Toutefois, même si le risque de déchéance est plus élevé aujourd’hui, l’impact sur les assureurs reste en général relativement marginal, juge Luc Farmer. «Même si les déchéances ont été défavorables, le coût a été compensé par d’autres éléments favorables. Dans l’ensemble, l’industrie est bien capitalisée.»

En effet, outre celui de déchéance, d’autres risques touchent l’industrie de l’assurance, notamment les risques de mortalité, de placement, d’hypothèse de dépense, rappelle Luc Farmer.

Or, au cours des 20 dernières années, si le risque de déchéance a été défavorable en général, les risques liés à la mortalité et au placement ont été plutôt favorables. Les gens vivent plus longtemps, ce qui accroît les revenus des compagnies.
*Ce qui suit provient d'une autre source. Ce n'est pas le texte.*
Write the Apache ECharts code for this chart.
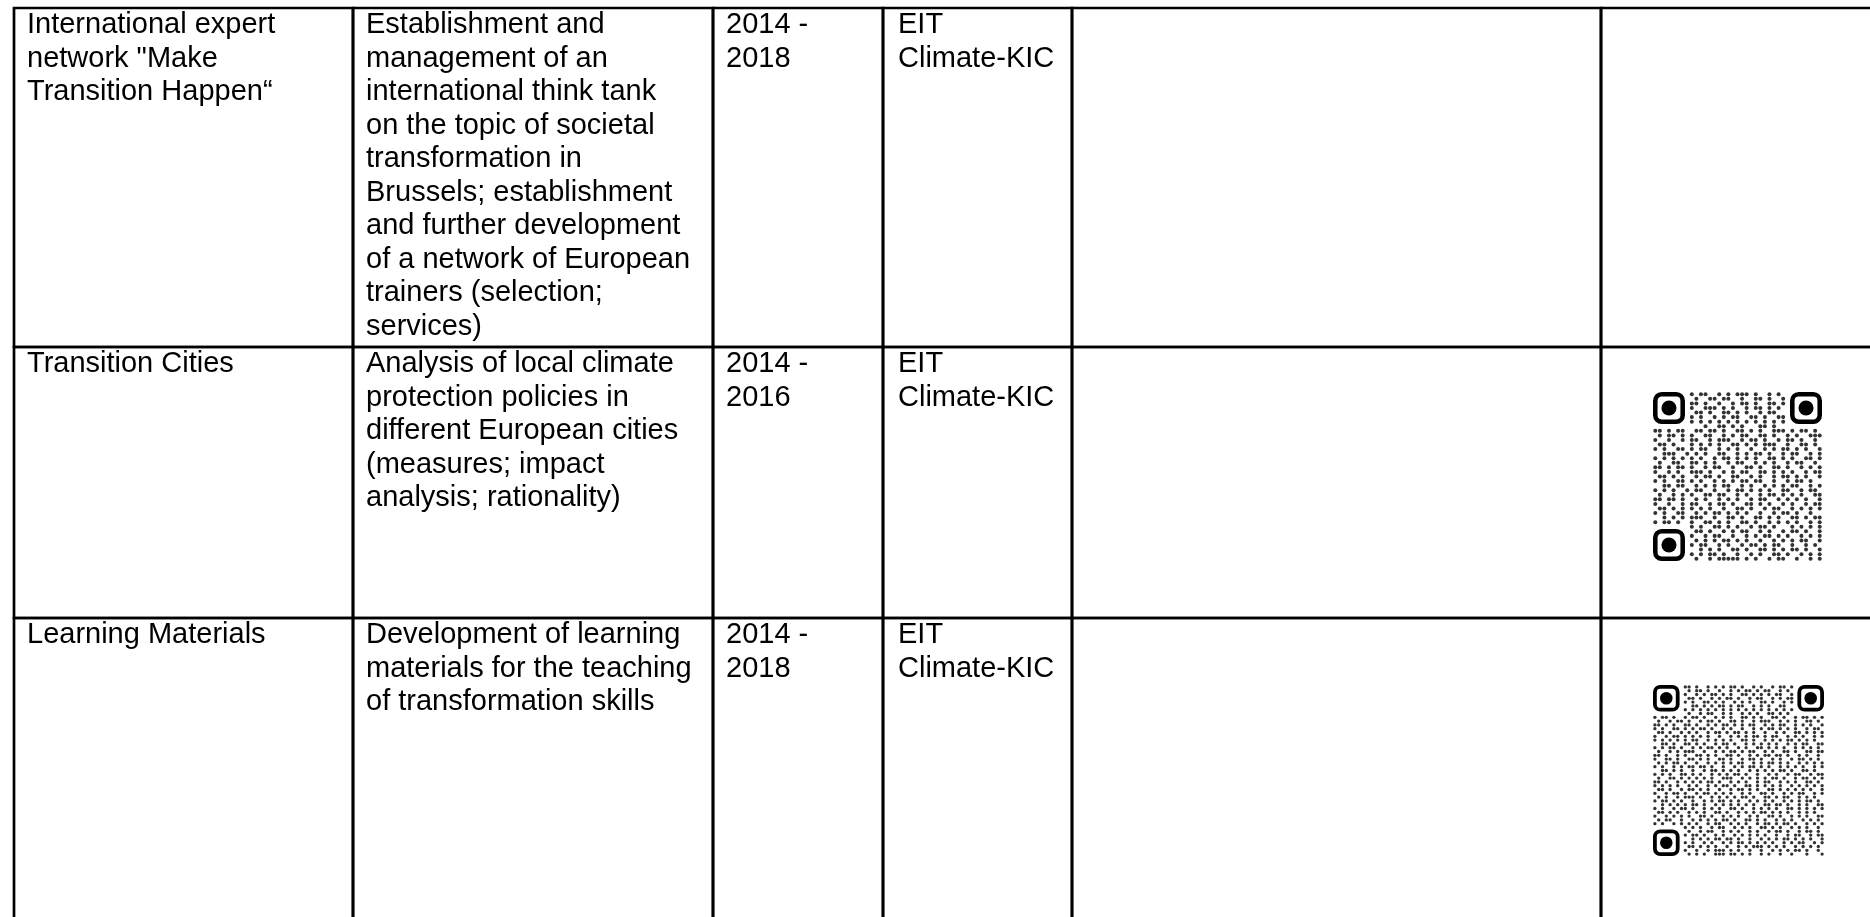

Les taux d’intérêt ont été défavorables, mais les assureurs ont mieux géré leurs placements, ce qui a entraîné un effet financier positif.

Le risque de déchéance est appelé à s’amenuiser au cours des prochaines années, comme l’explique le courriel de l’AMF.

«Pour les futures polices d’assurance, l’élimination (ou du moins la diminution) de ce risque surviendra à la suite d’un ajustement à la hausse du prix de ce type de produits d’assurance en utilisant, lors de prochaines tarifications, des hypothèses qui refléteront beaucoup mieux la réalité courante quant aux taux d’abandon réels de ces produits d’assurance. Le phénomène est déjà amorcé, d’ailleurs, depuis quelques années.»